Being Grateful
Written by Tony Adams   
Tuesday, 26 August 2008 13:52
Play reading at Halcyon house is in full swing. We've received ninety-eight submissions in the month of August (so far). We don't produce new-work exclusively, so we're reading published works as well. We read scripts year round, but as the end of the year approaches, it always picks up. I went back and revisited an old post and I think it's still pretty true of how I evaluate scripts. I try to remember that as I'm going along.

We're a small company that can only afford to produce three plays and a festival each year. So, that means there are at least ninety-five submissions from this month alone that we aren't going to produce. We're getting ready to enter our third season, and while I'd like to think that everyone knows us, in reality most theatre audiences or artists probably have not.
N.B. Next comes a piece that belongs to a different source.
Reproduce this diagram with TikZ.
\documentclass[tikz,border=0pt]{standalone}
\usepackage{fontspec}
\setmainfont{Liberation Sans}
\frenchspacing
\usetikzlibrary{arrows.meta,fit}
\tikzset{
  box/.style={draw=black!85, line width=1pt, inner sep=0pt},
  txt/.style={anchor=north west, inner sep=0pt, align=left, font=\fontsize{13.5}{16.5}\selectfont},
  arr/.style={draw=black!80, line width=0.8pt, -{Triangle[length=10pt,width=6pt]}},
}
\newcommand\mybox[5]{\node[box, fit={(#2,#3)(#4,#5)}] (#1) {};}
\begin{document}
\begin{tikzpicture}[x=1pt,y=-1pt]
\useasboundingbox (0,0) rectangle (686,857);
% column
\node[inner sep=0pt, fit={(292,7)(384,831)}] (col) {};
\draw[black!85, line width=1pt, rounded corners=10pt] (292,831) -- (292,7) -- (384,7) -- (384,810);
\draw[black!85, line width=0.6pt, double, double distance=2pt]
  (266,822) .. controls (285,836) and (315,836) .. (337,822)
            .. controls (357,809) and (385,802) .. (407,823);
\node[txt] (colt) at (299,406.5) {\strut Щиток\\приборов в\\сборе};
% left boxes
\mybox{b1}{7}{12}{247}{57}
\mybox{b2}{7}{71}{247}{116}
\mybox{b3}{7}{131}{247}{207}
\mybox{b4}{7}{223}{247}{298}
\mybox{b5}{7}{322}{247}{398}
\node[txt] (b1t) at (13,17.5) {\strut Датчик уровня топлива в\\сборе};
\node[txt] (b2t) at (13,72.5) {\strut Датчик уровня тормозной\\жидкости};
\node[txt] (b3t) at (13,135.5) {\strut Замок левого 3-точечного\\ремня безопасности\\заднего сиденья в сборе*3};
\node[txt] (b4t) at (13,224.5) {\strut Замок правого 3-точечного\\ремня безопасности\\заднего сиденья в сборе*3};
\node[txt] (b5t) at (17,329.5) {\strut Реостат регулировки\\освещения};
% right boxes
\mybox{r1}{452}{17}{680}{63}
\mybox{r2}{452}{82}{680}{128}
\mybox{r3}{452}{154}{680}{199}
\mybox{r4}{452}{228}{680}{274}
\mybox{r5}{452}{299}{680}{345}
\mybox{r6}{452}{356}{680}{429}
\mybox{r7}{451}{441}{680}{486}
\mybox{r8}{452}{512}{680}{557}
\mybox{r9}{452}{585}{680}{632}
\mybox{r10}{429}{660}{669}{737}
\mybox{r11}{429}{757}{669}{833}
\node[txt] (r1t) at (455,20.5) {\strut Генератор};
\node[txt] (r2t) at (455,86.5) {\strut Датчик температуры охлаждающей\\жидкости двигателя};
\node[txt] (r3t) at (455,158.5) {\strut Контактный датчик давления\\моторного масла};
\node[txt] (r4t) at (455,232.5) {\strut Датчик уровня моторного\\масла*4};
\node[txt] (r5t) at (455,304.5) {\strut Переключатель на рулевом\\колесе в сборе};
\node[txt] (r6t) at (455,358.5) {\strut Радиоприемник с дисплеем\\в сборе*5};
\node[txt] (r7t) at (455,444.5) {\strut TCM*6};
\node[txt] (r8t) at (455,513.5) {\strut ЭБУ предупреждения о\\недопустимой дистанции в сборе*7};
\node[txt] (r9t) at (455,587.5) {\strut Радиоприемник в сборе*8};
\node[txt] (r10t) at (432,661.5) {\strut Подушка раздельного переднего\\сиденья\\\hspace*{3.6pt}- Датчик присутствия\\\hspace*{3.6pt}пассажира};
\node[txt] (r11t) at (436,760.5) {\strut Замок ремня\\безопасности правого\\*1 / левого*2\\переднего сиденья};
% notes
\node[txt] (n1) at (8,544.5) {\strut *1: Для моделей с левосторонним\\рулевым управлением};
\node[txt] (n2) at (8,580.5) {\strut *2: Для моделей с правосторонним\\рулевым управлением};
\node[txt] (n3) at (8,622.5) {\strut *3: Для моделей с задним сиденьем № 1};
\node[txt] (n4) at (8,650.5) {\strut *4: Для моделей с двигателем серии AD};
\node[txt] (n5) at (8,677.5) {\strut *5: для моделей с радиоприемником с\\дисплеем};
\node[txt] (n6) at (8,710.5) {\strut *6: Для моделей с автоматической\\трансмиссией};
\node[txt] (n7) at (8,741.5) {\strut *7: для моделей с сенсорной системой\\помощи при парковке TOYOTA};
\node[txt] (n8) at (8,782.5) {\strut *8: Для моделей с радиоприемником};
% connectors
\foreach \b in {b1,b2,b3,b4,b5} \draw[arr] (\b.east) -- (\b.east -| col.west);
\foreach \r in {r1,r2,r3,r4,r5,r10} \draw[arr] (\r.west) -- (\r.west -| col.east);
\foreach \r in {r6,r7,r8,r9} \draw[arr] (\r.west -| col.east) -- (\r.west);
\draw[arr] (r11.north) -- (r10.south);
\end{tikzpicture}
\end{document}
While we don't have the resources or pay-scale of a large institutional theatre, one thing I work very hard to do is be thankful that people want to work with us. At the end of the day we're just story tellers. There's two parts: the story, and how you tell it. A great production requires both. So any theatre is only as good as the scripts they're producing/creating. Any theatre is only as good as the people working with them.

Almost a hundred plays were sent to us in a month. Now expand that to bigger places with wider reach and the sheer number of playwrights submitting can be scary. One small part of development hell is simply numbers. If a company gets one-thousand scripts for a 10 show season, and they do exclusively new work, that's 990 plays being rejected each year. That's a lot of jilted partners.
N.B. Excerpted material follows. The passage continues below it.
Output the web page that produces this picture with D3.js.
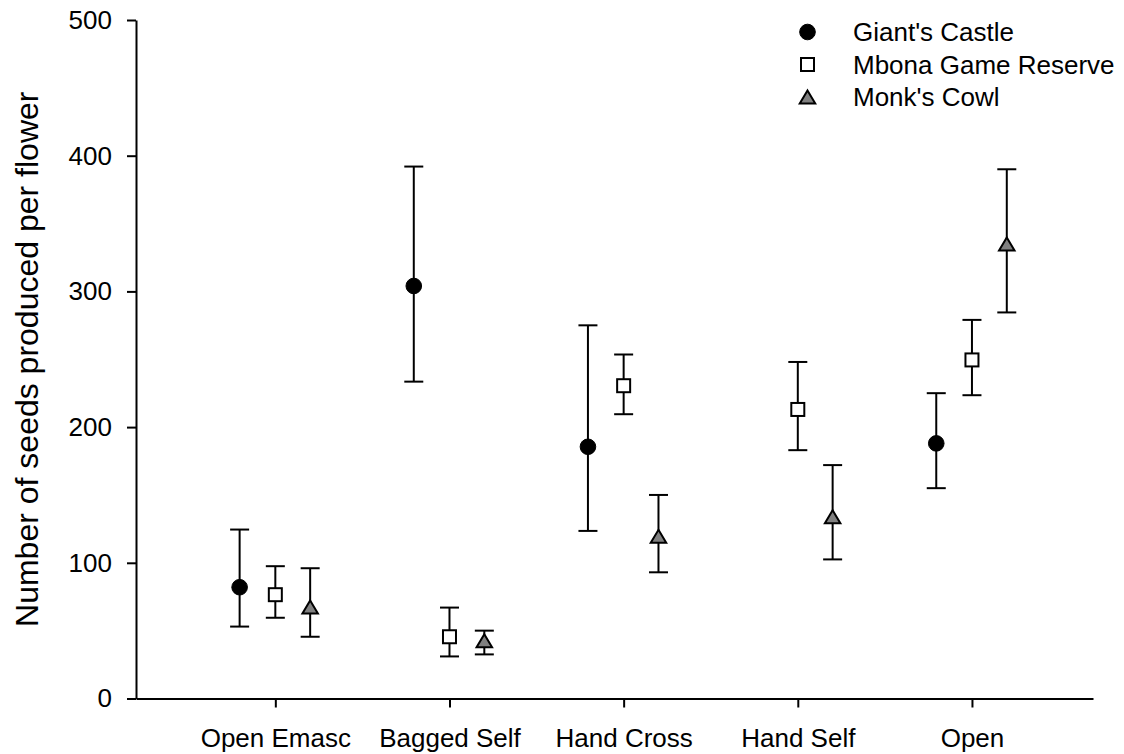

So to some extent, yes, writers should be grateful if someone chooses to produce their script. That should not mean turning into a door mat and being walked over. As with any relationship honesty and communication are pretty necessary parts of the equation. It's a partnership, and that breaks down when one partner treats the other like shit. It breaks down if one side is a stalker, or one side simply ignores the other.

One of the reasons for the animosity between many writers and directors/theatres is that one side treats the other like shit. And then there's the retaliation and we get a cycle of mistrust.

Theatres that don't want to read scripts, or don't have the time too could simply not accept submissions. But many don't, they create hoops to jump through query packets and agent submissions etc.

Writers who don't like a companies work, or whose script doesn't fit well with that company don't have to send it in.

Funding for developing new work could go to companies that actually produce new works. That would change the landscape significantly.

Long before a director can even think of changing a line without a writers consent, or a writer can claim the right to approve all personnel, or people can argue over copyright, or any budgetary concerns--there's usually been a breakdown in the relationship.

One partner cannot be bothered with the other's needs. They're to busy to notice their partner. Lack of resources; I'm so busy at work right now; it's not you, it's me.

I've gotten a lot of grateful messages from writers this month--not for accepting their submissions; not for producing their work. Grateful for me taking a minute to send an email acknowledging we've received their submission. In essence, writers are grateful just for a receipt. Many don't even bother with that.

Not every play is great, many won't even be good, but a handful might be spectacular. On the off chance, shouldn't more theatres be grateful enough to give a receipt?